IQSS / dataverse-client-r

R Client for Dataverse Repositories
https://iqss.github.io/dataverse-client-r
61 stars 25 forks source link

Refactor to an internal "kernel" function? #51

Open wibeasley opened 4 years ago

wibeasley commented 4 years ago

@adam3smith wrote in https://github.com/IQSS/dataverse-client-r/issues/49#issuecomment-579343318

A different approach would be to make it easier to construct native API queries from scratch using the client so that we don't have to code everything but it's more readily accessible. I don't know how hard that would be, but when I wrote API functionality (for downloading .zip files) locally it required quite a bit of code duplication from dataverse library.

We encountered something similar in REDCapR. It's a similar package as this one --in the sense that it's basically a glove around curl calls to a server's api. Then it adds to convenience functions and validation to make R development easier because it returns R's native data.frame objects.

When we saw all the duplication in REDCapR, we refactored that core functionality into kernel_api(). That central location makes it easier to improve things consistently like character encoding and error handling. It returns raw result to the calling function, which decides whether to save it as a local file, or return a data.frame.

In dataverse::get_file(), I see the replication @adam3smith's talking about, with three instances similar to

u <- paste0(api_url(server), "access/datafile/", file, "/metadata/", format)
r <- httr::GET(u, httr::add_headers("X-Dataverse-key" = key), ...)
httr::stop_for_status(r)

This could become its own function like

kernel <- function(command, server, key, ...) {
  u <- paste0(api_url(server), command)
  r <- httr::GET(u, httr::add_headers("X-Dataverse-key" = key), ...)
  httr::stop_for_status(r)
  r
}

The code inside [dataverse::get_file_metadata()]() would look like

command <- paste0("access/datafile/", file, "/metadata/", format)
kernel(command, server, key)

The code inside the current dataverse::get_file() would have three different calls:

command <- paste0("access/datafiles/", file)
kernel(command, server, key)
...
command <- paste0("access/datafile/bundle/", file)
kernel(command, server, key)
...
command <- paste0("access/datafile/", file)
kernel(command, server, key)
...

@adam3smith, @kuriwaki, or anyone else, please share your impressions if you'd like. It looks like @skasberger and the pyDataverse do something very similar with their get_request()

adam3smith commented 4 years ago

I like the idea a lot -- it would both simplify coding in the package but also make it much easier to use functionality unsupported by the client (my linked use case).
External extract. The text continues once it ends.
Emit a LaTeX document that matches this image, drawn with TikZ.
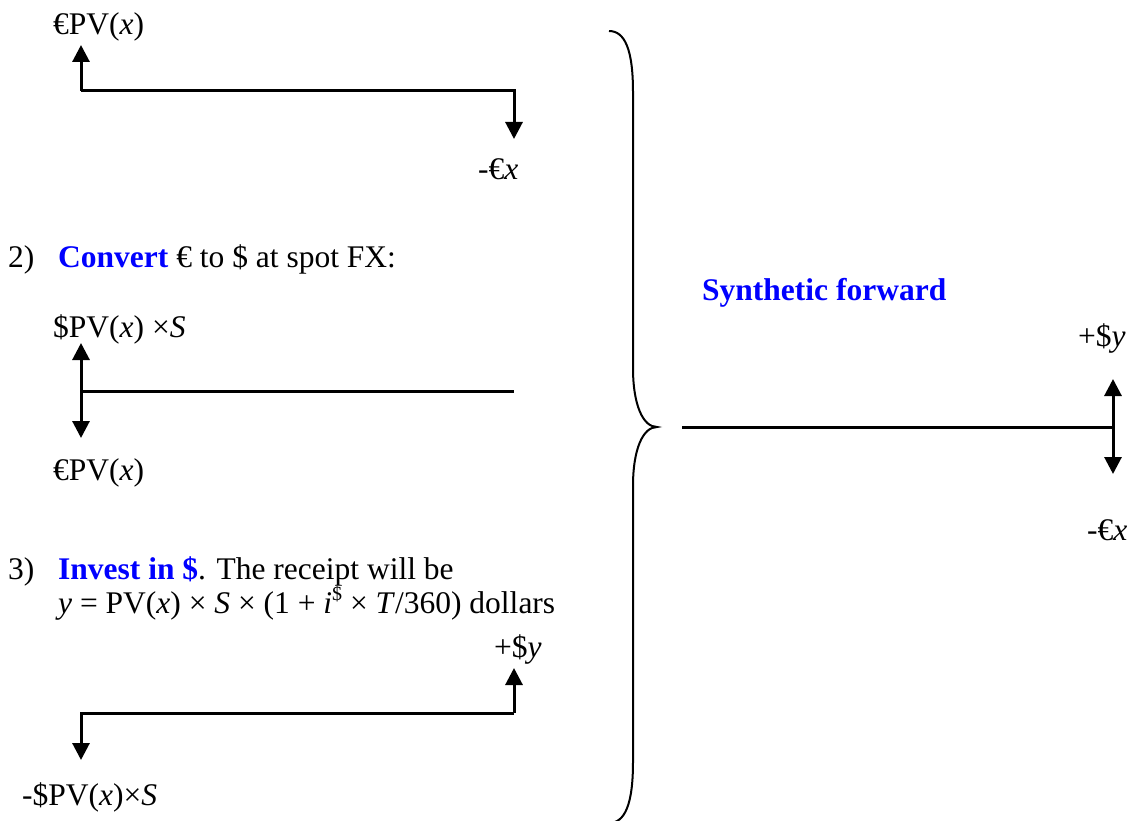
\documentclass[tikz,border=0pt]{standalone}
\usepackage{fontspec}
\setmainfont{Liberation Serif}
\usetikzlibrary{arrows.meta}
\begin{document}
\begin{tikzpicture}[x=1pt,y=-1pt,
  txt/.style={inner sep=0pt, anchor=base west, font=\fontsize{31.5}{37}\selectfont},
  flow/.style={line width=3pt, line join=miter},
  tipped/.style={-{Triangle[length=17pt 0 0,width=17pt 0 0]}},
  bracestyle/.style={line width=2pt}]
\useasboundingbox (0,0) rectangle (1133,821);

% ---------- Panel 1 ----------
\node[txt] (t1a) at (53,35) {€PV(\textit{x})};
\node[txt] (t1b) at (478,180) {-€\textit{x}};
\coordinate (c1L) at (81,91);
\coordinate (c1Lt) at (81,45);
\coordinate (c1R) at (514,91);
\coordinate (c1Rt) at (514,139);
\draw[flow,tipped] (c1L) -- (c1Lt);
\draw[flow,tipped] (c1L) -- (c1R) -- (c1Rt);

% ---------- Panel 2 ----------
\node[txt] (n2) at (8,268) {2)};
\node[txt] (t2) at (58,268) {\textbf{\color{blue}Convert} € to \$ at spot FX:};
\node[txt] (t2a) at (53,337) {\$PV(\textit{x}) ×\textit{S}};
\node[txt] (t2b) at (53,480) {€PV(\textit{x})};
\coordinate (c2L) at (81,391);
\coordinate (c2Lu) at (81,343);
\coordinate (c2Ld) at (81,438);
\coordinate (c2R) at (514,391);
\draw[flow,tipped] (c2L) -- (c2Lu);
\draw[flow,tipped] (c2L) -- (c2Ld);
\draw[flow] (c2L) -- (c2R);

% ---------- Panel 3 ----------
\node[txt] (n3) at (8,579) {3)};
\node[txt] (t3) at (58,579) {\textbf{\color{blue}Invest in \$}. The receipt will be};
\node[txt] (t3l2) at (58,613) {\textit{y} = PV(\textit{x}) × \textit{S} × (1 + \textit{i}\raisebox{13pt}{\fontsize{20}{20}\selectfont\$} × \textit{T}/360) dollars};
\node[txt] (t3a) at (494,657) {+\$\textit{y}};
\node[txt] (t3b) at (22,805) {-\$PV(\textit{x})×\textit{S}};
\coordinate (c3L) at (81,713);
\coordinate (c3Ld) at (81,760);
\coordinate (c3R) at (514,713);
\coordinate (c3Ru) at (514,668);
\draw[flow,tipped] (c3R) -- (c3L) -- (c3Ld);
\draw[flow,tipped] (c3R) -- (c3Ru);

% ---------- Brace ----------
\coordinate (bTop) at (609,31);
\coordinate (bMid) at (657,427);
\coordinate (bBot) at (609,823);
\draw[bracestyle] (bTop) .. controls (625,31) and (633,50) .. (633,92)
  -- (633,368) .. controls (633,405) and (643,427) .. (bMid)
  .. controls (643,427) and (633,449) .. (633,486)
  -- (633,762) .. controls (633,804) and (625,823) .. (bBot);

% ---------- Synthetic forward ----------
\node[txt] (sf) at (702,300) {\textbf{\color{blue}Synthetic forward}};
\node[txt] (sfa) at (1078,346) {+\$\textit{y}};
\node[txt] (sfb) at (1087,540) {-€\textit{x}};
\coordinate (c4L) at (682,427);
\coordinate (c4R) at (1113,427);
\coordinate (c4Ru) at (1113,379);
\coordinate (c4Rd) at (1113,474);
\draw[flow] (c4L) -- (c4R);
\draw[flow,tipped] (c4R) -- (c4Ru);
\draw[flow,tipped] (c4R) -- (c4Rd);
\end{tikzpicture}
\end{document}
Two comments on the above:

  1. I'm not sure about kernel -- not sure that's a very intuitive label in this case. How about mirroring pyDataverse and doing get_request() and post_request()
  2. The last bit is my second part. Having this separately available for POST and GET would be very desirable imo
kuriwaki commented 3 years ago

Anything that functionalizes all that paste duplication would be great for me! I agree that kernel is an uninformative name for my background. What @adam3smith suggests sounds better, or at least I'd like to know the definition of kernel in this context.